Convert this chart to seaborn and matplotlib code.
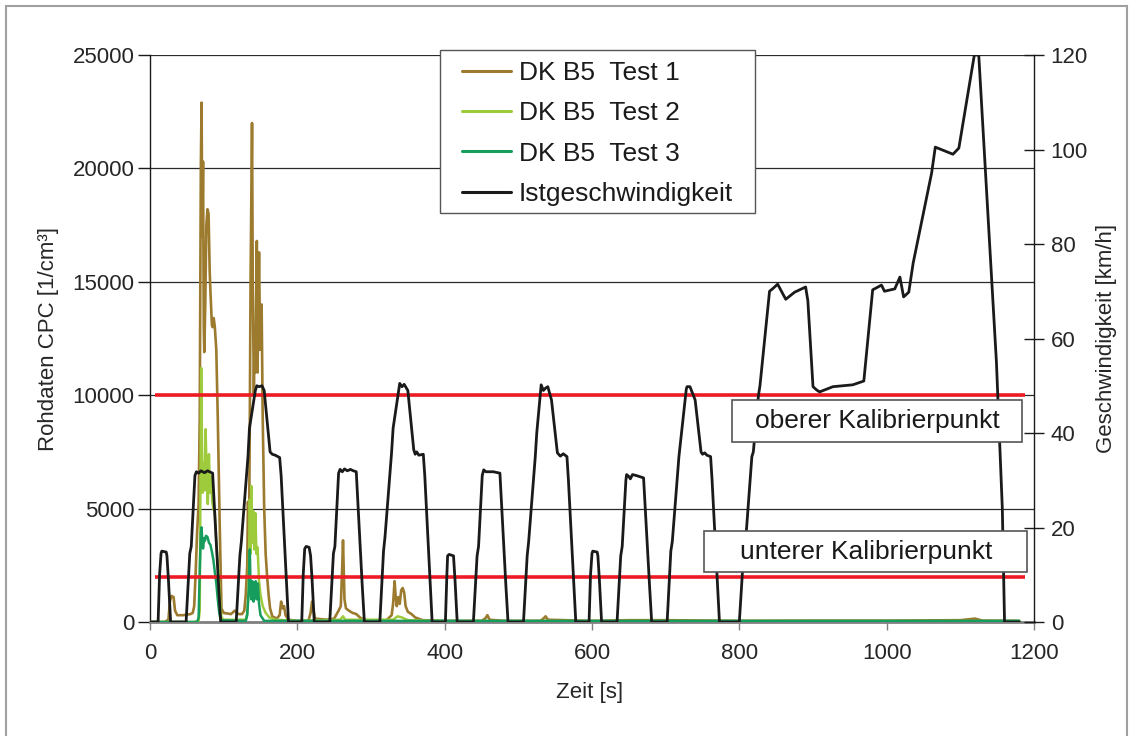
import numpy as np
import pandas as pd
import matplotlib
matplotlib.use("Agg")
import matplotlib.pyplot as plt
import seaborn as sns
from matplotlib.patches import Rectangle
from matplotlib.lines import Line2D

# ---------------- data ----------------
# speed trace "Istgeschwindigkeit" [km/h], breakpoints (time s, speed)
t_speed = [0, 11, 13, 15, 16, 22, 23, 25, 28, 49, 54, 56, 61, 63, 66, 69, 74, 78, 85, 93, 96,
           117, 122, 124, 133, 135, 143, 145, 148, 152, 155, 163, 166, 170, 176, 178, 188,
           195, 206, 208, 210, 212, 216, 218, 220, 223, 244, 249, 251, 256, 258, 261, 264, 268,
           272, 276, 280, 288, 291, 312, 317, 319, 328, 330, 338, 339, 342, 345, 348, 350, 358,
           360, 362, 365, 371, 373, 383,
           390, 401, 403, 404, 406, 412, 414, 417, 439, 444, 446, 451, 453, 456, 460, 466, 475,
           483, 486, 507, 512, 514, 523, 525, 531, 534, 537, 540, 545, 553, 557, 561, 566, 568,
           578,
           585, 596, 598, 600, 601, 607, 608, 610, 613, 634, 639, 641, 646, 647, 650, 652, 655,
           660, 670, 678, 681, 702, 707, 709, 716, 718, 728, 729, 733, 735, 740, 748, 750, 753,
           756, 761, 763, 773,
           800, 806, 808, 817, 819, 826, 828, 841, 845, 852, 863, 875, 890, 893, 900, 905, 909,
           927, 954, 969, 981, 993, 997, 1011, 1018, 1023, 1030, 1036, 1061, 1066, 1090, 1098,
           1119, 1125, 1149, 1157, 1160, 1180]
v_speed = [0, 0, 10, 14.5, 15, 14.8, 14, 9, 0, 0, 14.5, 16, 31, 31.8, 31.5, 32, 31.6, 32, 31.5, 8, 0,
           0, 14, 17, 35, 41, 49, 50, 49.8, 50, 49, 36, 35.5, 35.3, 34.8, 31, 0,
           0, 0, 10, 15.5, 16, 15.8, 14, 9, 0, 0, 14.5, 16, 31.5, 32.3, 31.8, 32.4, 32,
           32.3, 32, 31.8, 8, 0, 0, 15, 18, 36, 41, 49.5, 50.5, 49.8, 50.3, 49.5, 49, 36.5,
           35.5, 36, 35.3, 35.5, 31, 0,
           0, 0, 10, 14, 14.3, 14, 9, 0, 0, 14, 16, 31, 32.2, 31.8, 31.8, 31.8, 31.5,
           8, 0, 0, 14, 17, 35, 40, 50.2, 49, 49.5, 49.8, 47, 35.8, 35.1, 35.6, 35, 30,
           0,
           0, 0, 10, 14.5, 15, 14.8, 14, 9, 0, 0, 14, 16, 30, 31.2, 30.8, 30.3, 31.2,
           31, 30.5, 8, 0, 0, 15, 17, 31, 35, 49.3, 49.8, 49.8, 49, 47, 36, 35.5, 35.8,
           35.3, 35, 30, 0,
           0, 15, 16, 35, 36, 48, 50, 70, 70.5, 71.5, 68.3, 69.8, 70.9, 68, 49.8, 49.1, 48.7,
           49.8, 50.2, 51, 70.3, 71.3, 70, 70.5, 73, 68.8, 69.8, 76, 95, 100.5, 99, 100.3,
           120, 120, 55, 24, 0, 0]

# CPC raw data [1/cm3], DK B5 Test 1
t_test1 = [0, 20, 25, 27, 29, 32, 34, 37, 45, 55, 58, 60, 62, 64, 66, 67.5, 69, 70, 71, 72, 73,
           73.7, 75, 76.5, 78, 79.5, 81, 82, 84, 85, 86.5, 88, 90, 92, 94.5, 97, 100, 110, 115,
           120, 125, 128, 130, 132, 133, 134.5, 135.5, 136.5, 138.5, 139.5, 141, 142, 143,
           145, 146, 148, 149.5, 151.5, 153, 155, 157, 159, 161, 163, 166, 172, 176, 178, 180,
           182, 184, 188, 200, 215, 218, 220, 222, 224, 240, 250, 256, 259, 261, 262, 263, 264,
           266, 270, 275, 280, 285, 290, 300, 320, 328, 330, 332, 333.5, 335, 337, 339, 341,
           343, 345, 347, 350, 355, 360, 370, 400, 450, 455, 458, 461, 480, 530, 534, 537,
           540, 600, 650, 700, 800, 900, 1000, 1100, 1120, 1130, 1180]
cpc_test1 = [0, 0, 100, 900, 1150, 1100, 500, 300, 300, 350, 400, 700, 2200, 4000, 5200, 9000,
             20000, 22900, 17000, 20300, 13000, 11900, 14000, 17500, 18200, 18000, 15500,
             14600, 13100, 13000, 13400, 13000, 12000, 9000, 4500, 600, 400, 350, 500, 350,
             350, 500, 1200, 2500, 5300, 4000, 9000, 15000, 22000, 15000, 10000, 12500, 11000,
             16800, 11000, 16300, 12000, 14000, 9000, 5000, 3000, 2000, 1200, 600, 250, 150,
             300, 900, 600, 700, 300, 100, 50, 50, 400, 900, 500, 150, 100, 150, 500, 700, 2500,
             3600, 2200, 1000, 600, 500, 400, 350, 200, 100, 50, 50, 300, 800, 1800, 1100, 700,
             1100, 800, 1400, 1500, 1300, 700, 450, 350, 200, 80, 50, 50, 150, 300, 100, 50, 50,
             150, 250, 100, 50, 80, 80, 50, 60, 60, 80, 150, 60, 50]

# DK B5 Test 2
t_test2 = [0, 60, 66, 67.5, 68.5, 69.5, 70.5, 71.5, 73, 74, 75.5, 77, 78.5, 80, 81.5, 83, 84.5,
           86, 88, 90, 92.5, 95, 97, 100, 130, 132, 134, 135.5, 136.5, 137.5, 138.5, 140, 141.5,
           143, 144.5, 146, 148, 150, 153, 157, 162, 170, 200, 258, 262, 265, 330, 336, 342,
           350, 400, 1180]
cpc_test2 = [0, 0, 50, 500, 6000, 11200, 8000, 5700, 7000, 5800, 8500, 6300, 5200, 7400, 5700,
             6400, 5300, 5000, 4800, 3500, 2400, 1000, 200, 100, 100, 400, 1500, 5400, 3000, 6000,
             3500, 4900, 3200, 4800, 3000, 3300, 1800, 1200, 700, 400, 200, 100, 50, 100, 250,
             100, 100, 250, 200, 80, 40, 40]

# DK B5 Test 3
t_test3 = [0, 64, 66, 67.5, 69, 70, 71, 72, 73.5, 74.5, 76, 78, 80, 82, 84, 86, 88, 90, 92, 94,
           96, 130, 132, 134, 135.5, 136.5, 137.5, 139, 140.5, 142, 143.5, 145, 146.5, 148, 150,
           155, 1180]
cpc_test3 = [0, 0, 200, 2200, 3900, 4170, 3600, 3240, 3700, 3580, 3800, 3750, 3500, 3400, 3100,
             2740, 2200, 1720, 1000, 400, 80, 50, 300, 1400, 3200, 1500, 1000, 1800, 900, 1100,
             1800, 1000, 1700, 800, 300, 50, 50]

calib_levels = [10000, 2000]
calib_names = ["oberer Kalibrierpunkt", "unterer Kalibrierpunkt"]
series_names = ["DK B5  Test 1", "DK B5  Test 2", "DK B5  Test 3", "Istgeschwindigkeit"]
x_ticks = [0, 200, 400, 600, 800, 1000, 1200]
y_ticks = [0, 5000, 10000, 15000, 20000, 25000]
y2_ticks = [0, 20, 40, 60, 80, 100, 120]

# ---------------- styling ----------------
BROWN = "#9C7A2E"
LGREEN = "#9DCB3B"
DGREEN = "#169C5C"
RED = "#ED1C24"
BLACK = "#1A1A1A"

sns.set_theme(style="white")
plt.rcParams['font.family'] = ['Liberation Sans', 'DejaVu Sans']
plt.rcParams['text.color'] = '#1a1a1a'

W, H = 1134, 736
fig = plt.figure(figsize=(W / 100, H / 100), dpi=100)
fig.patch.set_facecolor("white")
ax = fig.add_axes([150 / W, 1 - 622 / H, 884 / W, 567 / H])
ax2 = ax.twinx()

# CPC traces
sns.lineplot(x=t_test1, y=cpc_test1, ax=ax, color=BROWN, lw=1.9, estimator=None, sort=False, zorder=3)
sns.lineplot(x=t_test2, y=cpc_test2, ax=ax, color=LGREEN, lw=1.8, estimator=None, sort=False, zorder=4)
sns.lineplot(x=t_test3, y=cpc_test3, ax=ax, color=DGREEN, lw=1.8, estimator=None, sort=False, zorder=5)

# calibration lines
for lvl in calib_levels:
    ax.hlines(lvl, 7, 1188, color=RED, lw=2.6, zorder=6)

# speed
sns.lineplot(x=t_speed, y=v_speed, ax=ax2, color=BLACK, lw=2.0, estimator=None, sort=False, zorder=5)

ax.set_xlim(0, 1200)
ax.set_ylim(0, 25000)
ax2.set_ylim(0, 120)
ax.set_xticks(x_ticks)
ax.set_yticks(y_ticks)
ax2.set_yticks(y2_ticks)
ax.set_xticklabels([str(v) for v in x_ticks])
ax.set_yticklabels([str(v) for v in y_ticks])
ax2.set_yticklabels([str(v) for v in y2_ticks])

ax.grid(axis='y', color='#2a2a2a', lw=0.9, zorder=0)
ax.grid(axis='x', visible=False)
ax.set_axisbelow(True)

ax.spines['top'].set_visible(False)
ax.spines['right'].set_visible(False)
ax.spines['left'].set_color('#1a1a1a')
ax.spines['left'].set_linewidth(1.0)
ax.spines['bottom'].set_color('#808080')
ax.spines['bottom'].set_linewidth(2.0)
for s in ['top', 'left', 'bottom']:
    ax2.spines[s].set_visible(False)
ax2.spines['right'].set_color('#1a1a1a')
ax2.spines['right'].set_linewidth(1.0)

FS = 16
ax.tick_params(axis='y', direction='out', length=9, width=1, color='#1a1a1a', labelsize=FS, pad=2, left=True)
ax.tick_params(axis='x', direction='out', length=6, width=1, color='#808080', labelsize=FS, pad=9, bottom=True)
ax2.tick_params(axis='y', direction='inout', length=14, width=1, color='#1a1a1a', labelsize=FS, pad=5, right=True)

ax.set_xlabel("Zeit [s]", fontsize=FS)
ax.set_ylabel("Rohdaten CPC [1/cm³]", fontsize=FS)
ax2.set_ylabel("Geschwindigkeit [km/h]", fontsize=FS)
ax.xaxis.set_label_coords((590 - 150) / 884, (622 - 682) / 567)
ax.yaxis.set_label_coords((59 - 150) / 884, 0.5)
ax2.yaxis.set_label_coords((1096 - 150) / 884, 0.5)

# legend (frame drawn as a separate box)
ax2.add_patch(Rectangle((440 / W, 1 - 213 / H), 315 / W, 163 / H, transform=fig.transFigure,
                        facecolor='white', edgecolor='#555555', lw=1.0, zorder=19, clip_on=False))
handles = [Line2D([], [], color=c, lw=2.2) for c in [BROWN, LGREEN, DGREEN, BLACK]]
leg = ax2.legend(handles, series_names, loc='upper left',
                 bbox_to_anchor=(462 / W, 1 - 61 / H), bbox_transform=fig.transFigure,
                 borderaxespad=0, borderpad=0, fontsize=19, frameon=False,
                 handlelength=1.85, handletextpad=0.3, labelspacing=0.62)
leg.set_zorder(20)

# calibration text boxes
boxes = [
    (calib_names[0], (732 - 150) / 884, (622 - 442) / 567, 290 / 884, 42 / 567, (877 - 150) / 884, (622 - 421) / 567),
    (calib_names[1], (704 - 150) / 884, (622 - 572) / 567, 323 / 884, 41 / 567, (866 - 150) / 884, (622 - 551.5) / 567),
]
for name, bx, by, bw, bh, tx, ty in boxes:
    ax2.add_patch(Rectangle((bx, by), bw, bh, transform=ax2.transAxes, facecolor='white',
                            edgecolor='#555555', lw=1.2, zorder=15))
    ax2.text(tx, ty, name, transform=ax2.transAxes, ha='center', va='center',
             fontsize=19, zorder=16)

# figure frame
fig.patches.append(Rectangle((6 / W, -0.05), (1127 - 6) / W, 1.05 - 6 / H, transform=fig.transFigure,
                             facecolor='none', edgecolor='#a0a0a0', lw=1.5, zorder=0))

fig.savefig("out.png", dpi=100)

■ SHORT EXERCISE: Look at the listing and set down only the lines from its start through the line with "from matplotlib.lines import Line2D", word for word and without pictures.

■ SOLUTION FOR THIS EXERCISE:
Convert this chart to seaborn and matplotlib code.
import numpy as np
import pandas as pd
import matplotlib
matplotlib.use("Agg")
import matplotlib.pyplot as plt
import seaborn as sns
from matplotlib.patches import Rectangle
from matplotlib.lines import Line2D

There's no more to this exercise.